## Begin Stored records
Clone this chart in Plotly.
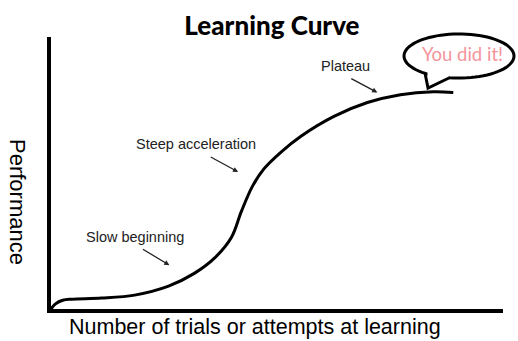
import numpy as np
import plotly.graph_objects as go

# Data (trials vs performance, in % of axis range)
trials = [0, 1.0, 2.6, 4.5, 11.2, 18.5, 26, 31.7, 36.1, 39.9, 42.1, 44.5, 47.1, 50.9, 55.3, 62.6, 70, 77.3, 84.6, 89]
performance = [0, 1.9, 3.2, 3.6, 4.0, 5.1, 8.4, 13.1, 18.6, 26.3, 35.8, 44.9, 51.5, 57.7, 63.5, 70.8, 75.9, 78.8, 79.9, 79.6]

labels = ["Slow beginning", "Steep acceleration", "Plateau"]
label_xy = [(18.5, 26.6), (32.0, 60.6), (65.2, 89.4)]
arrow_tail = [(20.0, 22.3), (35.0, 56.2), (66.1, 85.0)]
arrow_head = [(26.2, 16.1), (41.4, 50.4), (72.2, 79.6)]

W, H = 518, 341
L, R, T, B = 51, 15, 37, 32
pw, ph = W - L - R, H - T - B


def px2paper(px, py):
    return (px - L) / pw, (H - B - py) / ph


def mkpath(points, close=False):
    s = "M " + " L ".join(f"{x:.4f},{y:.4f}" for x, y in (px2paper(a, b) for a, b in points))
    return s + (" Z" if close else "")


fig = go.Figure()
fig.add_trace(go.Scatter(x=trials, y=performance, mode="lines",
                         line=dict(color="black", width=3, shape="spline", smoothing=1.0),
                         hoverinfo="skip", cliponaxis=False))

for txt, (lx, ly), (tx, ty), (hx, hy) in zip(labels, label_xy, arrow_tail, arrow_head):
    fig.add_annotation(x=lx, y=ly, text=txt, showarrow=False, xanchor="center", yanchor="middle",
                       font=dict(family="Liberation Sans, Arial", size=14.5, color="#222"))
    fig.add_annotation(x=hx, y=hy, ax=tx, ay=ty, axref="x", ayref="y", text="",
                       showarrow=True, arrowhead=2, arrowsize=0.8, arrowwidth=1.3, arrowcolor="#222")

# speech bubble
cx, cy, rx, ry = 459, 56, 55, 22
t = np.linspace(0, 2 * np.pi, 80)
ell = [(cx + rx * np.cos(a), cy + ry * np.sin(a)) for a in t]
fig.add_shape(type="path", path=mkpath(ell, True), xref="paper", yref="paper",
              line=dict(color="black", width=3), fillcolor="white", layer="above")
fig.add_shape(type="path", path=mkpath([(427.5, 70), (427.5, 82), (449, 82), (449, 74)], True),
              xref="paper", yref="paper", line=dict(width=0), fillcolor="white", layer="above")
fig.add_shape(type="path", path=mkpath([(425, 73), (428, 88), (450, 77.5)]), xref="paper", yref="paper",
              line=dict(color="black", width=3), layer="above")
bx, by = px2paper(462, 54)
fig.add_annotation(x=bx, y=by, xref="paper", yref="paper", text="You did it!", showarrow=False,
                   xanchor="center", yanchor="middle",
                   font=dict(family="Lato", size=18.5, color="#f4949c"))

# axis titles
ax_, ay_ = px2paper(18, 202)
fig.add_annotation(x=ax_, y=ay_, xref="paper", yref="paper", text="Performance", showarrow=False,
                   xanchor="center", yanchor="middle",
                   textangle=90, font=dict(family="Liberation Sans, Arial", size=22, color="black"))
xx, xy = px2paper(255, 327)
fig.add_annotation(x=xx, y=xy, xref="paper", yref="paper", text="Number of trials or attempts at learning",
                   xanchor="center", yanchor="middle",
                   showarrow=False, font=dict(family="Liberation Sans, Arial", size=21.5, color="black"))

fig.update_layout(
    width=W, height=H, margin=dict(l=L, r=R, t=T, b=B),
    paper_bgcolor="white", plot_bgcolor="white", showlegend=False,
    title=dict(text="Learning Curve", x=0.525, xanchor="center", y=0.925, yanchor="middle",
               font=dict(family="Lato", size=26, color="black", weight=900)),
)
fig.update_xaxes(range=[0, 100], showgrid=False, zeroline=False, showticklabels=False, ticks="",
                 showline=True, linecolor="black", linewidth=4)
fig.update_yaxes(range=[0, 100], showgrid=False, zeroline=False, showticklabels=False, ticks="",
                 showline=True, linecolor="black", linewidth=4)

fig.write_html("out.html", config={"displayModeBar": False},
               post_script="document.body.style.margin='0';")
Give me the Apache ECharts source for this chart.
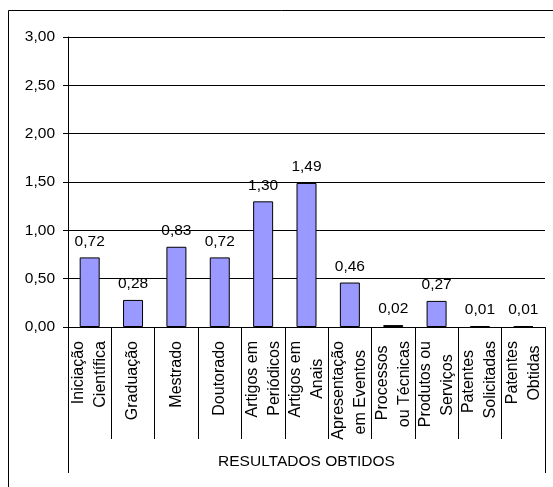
## End Stored records
* [Exercise prompt]:
Take each line of the material that contains the word "this" and list it.

* [Answer to the task]:
Clone this chart in Plotly.
Give me the Apache ECharts source for this chart.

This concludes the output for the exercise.